The 7.3 ka eruption of the Kikai caldera is thought to have generated a huge tsunami, but the trigger of the main tsunami is still being discussed as following opinions: (1) caldera collapse, (2) inflow of pyroclastic flow into the sea, and (3) a huge earthquake occurred simultaneously with the eruption (e.g., Geshi et al., 2017; Nanayama and Maeno, 2018; Kobayashi, 2022). In this study, we aimed to clarify the principal factor of the tsunami from the stratigraphic relationship between the co-ignimbrite ash-fall deposit (K-Ah ash) and Akahoya tsunami deposit preserved in sediment cores at coastal lowlands in Oita, Tokushima, and Wakayama prefectures. In the previous studies, a tsunami factor was inferred from deposits investigated near the caldera, but it was not easy due to the complex geological record composed of volcanic ejecta at each stage, in addition to erosion and deposition caused by multiple tsunamis. In contrast, since only the main tsunami and the K-Ah ash are expected to reach the distant area, it is expected to be relatively easy to clarify the principal factor of the tsunami. In this study, we also conducted numerical tsunami simulations assuming the largest size of (1) caldera collapse, (2) pyroclastic flow, and (3) earthquake along the Nankai Trough (Mulia et al., 2017) and discussed the principal tsunami factor together with the stratigraphic relationship.

To determine the arrival timing of the K-Ah ash and main tsunami in three coastal areas, we examined the vertical variation of volcanic glass content within 3–4 phi particles collected from sediment cores. Sandy tsunami deposits are overlaid by the sandy silt layer mainly composed of the K-Ah ash and overlie a mud layer. The volcanic glass content was ~67.0% in the tsunami deposit, indicating that the K-Ah ash is considered to have fallen during the tsunami inundation at latest. In Wakayama site, the K-Ah ash layer less than 0.5 cm thick was also found below the tsunami deposit.
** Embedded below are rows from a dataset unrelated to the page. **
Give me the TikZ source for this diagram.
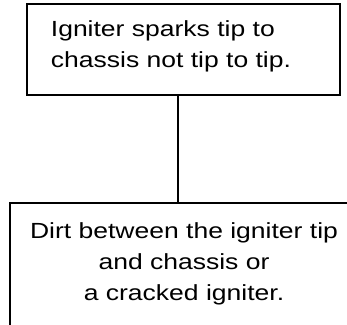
\documentclass[tikz,border=0pt]{standalone}
\usepackage{fontspec}
\setmainfont{Liberation Sans}[FakeStretch=1.21]
\begin{document}
\begin{tikzpicture}[x=1pt,y=1pt,
  boxstyle/.style={draw=black, line width=2pt, rectangle, inner sep=0pt},
  txt/.style={inner sep=0pt, font=\fontsize{21.9}{31}\selectfont},
  link/.style={draw=black, line width=2pt}]
\useasboundingbox (0,0) rectangle (347,324);
\clip (0,0) rectangle (347,324);
\node[boxstyle, minimum width=312.4pt, minimum height=90.7pt] (top) at (183.5,274.35) {};
\node[boxstyle, minimum width=348pt, minimum height=141.3pt] (bot) at (184,50.65) {};
\node[txt, align=left, anchor=north west] (toptext) at (50.7,304)
  {Igniter sparks tip to\\chassis not tip to tip.};
\node[txt, align=center, anchor=north] (bottext) at (184,101.5)
  {Dirt between the igniter tip\\and chassis or\\a cracked igniter.};
\draw[link] ([xshift=-5.8pt]top.south) -- ([xshift=-5.8pt]top.south |- bot.north);
\end{tikzpicture}
\end{document}
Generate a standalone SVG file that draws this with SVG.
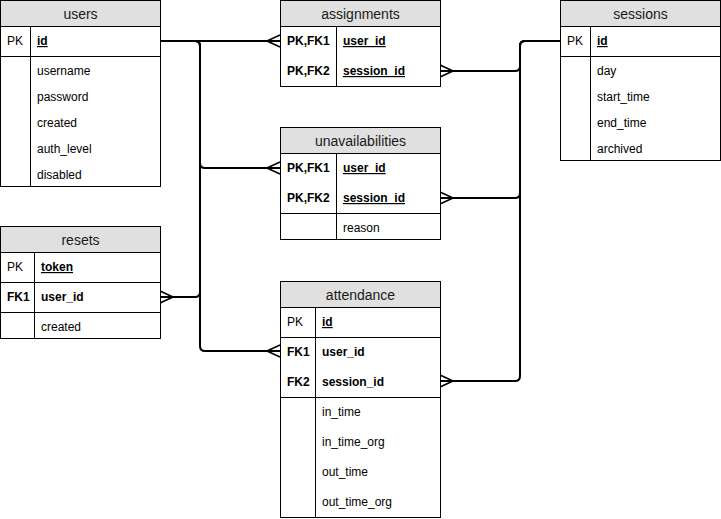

This ensures that the K-Ah ash fell before the arrival of the tsunami. Considering that the ash, which takes longer to move than tsunami, reached these areas before or at the same time as the tsunami, it is inferred that the tsunami occurred at the end of the eruption process. Since caldera collapse occurred at the end of the eruption process (Maeno and Taniguchi, 2007), we suggest that the tsunami generated by this eruption was more likely to be mainly caused by caldera collapse than by pyroclastic inflow.

Numerical tsunami simulations were also carried out to examine the relative tsunami size and arrival time for each coastal area. In the (1) caldera collapse model, the tsunami arrived at the coastal areas between 150 and 160 minutes since the caldera collapse started, and the maximum tsunami amplitude was 2.0–4.3 m. In the (2) pyroclastic flow model, a relatively small tsunami of 0.6–1.2 m arrived the areas after 105–130 minutes since the occurrence of the pyroclastic flow. (3) huge earthquake model resulted in a relatively large tsunami ranging from 4.2 m to 10.2 m. Although it is difficult to verify the possibility of the huge earthquake theory because its rupture zone and magnitude are unknown, the wide distribution of the Akahoya tsunami deposits could not be explained by the huge earthquake alone, considering that the tsunami deposit was identified in Tachibana Bay, Nagasaki Prefecture, which is far from the trench axis (Okamura et al., 2005). On the other hand, caldera collapse model tsunami propagated through the East China Sea and resulted in 8.8 m tsunami in Tachibana Bay. These numerical results imply that the tsunami generated by the caldera collapse is essential to explain the distribution of the Akahoya tsunami deposits in distant areas. This result supports the inference based on the stratigraphic relationship of the sediment cores.